■ Material provided ■
* * * *

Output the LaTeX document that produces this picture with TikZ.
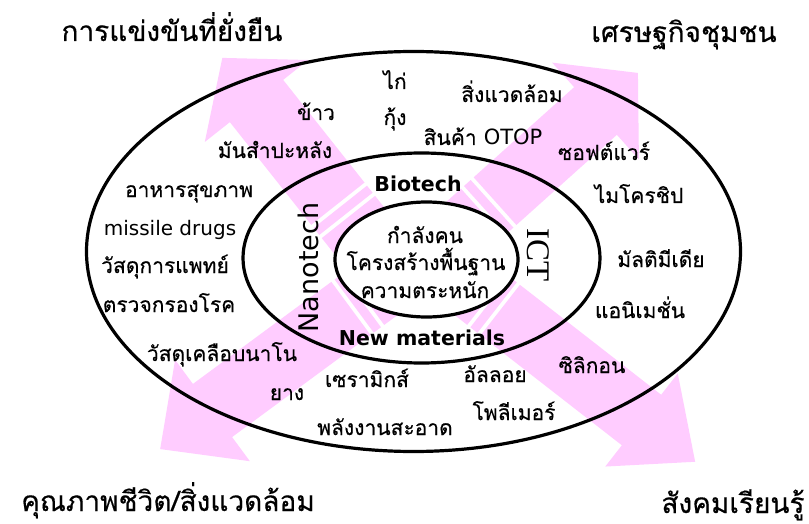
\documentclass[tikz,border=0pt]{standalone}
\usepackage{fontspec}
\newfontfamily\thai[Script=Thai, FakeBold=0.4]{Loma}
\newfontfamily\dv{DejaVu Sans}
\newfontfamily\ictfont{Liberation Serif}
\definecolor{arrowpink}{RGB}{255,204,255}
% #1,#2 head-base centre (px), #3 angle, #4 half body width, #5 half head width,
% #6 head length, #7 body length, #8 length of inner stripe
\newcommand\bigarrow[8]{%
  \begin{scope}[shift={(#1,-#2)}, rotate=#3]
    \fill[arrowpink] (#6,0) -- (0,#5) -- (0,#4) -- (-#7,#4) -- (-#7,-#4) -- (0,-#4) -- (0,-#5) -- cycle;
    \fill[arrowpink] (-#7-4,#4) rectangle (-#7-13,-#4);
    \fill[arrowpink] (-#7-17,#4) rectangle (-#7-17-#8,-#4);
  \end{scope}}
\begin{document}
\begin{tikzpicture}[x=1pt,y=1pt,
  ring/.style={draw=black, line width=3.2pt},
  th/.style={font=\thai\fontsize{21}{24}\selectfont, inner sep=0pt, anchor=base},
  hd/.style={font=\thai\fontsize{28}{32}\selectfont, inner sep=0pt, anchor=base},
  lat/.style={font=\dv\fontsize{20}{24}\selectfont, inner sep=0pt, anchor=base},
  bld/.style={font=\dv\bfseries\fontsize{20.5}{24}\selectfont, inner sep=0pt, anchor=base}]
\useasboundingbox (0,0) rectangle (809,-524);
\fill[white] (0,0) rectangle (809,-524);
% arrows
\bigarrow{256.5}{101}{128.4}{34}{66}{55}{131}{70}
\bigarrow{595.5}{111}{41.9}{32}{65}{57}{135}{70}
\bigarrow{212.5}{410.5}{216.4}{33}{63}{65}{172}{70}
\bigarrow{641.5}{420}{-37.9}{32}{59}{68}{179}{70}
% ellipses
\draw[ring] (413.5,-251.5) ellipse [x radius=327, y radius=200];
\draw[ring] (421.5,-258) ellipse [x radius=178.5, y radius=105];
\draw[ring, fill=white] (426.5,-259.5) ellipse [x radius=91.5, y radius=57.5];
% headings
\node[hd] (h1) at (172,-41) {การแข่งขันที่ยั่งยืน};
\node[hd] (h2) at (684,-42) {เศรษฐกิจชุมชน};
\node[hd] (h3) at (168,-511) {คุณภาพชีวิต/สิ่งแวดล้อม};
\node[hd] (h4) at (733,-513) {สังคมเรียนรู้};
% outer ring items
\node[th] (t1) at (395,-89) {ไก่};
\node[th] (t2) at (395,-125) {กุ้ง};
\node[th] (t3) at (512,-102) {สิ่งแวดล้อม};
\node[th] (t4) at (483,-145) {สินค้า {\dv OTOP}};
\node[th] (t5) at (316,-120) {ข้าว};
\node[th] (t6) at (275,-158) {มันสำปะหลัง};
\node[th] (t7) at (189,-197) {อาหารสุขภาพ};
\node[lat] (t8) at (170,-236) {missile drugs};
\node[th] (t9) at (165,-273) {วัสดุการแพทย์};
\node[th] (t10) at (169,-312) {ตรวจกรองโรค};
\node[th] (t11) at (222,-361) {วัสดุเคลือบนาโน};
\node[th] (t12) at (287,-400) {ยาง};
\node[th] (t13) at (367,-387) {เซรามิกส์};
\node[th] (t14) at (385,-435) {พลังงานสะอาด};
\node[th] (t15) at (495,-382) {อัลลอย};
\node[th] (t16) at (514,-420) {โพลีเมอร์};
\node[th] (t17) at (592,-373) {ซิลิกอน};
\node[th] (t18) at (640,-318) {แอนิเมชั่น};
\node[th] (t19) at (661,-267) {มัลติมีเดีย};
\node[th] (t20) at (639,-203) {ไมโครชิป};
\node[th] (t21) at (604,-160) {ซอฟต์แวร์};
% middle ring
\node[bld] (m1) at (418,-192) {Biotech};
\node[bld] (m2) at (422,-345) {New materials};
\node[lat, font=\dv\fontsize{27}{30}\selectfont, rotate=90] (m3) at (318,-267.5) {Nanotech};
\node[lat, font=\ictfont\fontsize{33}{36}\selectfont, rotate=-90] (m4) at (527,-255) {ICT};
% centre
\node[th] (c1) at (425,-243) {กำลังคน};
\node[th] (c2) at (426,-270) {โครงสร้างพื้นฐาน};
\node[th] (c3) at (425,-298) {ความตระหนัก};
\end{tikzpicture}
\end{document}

* * * *

■ Directions for this task ■
Set down the material exactly, every line of it, except for the pictures.

■ The answer ■
Output the LaTeX document that produces this picture with TikZ.
\documentclass[tikz,border=0pt]{standalone}
\usepackage{fontspec}
\newfontfamily\thai[Script=Thai, FakeBold=0.4]{Loma}
\newfontfamily\dv{DejaVu Sans}
\newfontfamily\ictfont{Liberation Serif}
\definecolor{arrowpink}{RGB}{255,204,255}
% #1,#2 head-base centre (px), #3 angle, #4 half body width, #5 half head width,
% #6 head length, #7 body length, #8 length of inner stripe
\newcommand\bigarrow[8]{%
  \begin{scope}[shift={(#1,-#2)}, rotate=#3]
    \fill[arrowpink] (#6,0) -- (0,#5) -- (0,#4) -- (-#7,#4) -- (-#7,-#4) -- (0,-#4) -- (0,-#5) -- cycle;
    \fill[arrowpink] (-#7-4,#4) rectangle (-#7-13,-#4);
    \fill[arrowpink] (-#7-17,#4) rectangle (-#7-17-#8,-#4);
  \end{scope}}
\begin{document}
\begin{tikzpicture}[x=1pt,y=1pt,
  ring/.style={draw=black, line width=3.2pt},
  th/.style={font=\thai\fontsize{21}{24}\selectfont, inner sep=0pt, anchor=base},
  hd/.style={font=\thai\fontsize{28}{32}\selectfont, inner sep=0pt, anchor=base},
  lat/.style={font=\dv\fontsize{20}{24}\selectfont, inner sep=0pt, anchor=base},
  bld/.style={font=\dv\bfseries\fontsize{20.5}{24}\selectfont, inner sep=0pt, anchor=base}]
\useasboundingbox (0,0) rectangle (809,-524);
\fill[white] (0,0) rectangle (809,-524);
% arrows
\bigarrow{256.5}{101}{128.4}{34}{66}{55}{131}{70}
\bigarrow{595.5}{111}{41.9}{32}{65}{57}{135}{70}
\bigarrow{212.5}{410.5}{216.4}{33}{63}{65}{172}{70}
\bigarrow{641.5}{420}{-37.9}{32}{59}{68}{179}{70}
% ellipses
\draw[ring] (413.5,-251.5) ellipse [x radius=327, y radius=200];
\draw[ring] (421.5,-258) ellipse [x radius=178.5, y radius=105];
\draw[ring, fill=white] (426.5,-259.5) ellipse [x radius=91.5, y radius=57.5];
% headings
\node[hd] (h1) at (172,-41) {การแข่งขันที่ยั่งยืน};
\node[hd] (h2) at (684,-42) {เศรษฐกิจชุมชน};
\node[hd] (h3) at (168,-511) {คุณภาพชีวิต/สิ่งแวดล้อม};
\node[hd] (h4) at (733,-513) {สังคมเรียนรู้};
% outer ring items
\node[th] (t1) at (395,-89) {ไก่};
\node[th] (t2) at (395,-125) {กุ้ง};
\node[th] (t3) at (512,-102) {สิ่งแวดล้อม};
\node[th] (t4) at (483,-145) {สินค้า {\dv OTOP}};
\node[th] (t5) at (316,-120) {ข้าว};
\node[th] (t6) at (275,-158) {มันสำปะหลัง};
\node[th] (t7) at (189,-197) {อาหารสุขภาพ};
\node[lat] (t8) at (170,-236) {missile drugs};
\node[th] (t9) at (165,-273) {วัสดุการแพทย์};
\node[th] (t10) at (169,-312) {ตรวจกรองโรค};
\node[th] (t11) at (222,-361) {วัสดุเคลือบนาโน};
\node[th] (t12) at (287,-400) {ยาง};
\node[th] (t13) at (367,-387) {เซรามิกส์};
\node[th] (t14) at (385,-435) {พลังงานสะอาด};
\node[th] (t15) at (495,-382) {อัลลอย};
\node[th] (t16) at (514,-420) {โพลีเมอร์};
\node[th] (t17) at (592,-373) {ซิลิกอน};
\node[th] (t18) at (640,-318) {แอนิเมชั่น};
\node[th] (t19) at (661,-267) {มัลติมีเดีย};
\node[th] (t20) at (639,-203) {ไมโครชิป};
\node[th] (t21) at (604,-160) {ซอฟต์แวร์};
% middle ring
\node[bld] (m1) at (418,-192) {Biotech};
\node[bld] (m2) at (422,-345) {New materials};
\node[lat, font=\dv\fontsize{27}{30}\selectfont, rotate=90] (m3) at (318,-267.5) {Nanotech};
\node[lat, font=\ictfont\fontsize{33}{36}\selectfont, rotate=-90] (m4) at (527,-255) {ICT};
% centre
\node[th] (c1) at (425,-243) {กำลังคน};
\node[th] (c2) at (426,-270) {โครงสร้างพื้นฐาน};
\node[th] (c3) at (425,-298) {ความตระหนัก};
\end{tikzpicture}
\end{document}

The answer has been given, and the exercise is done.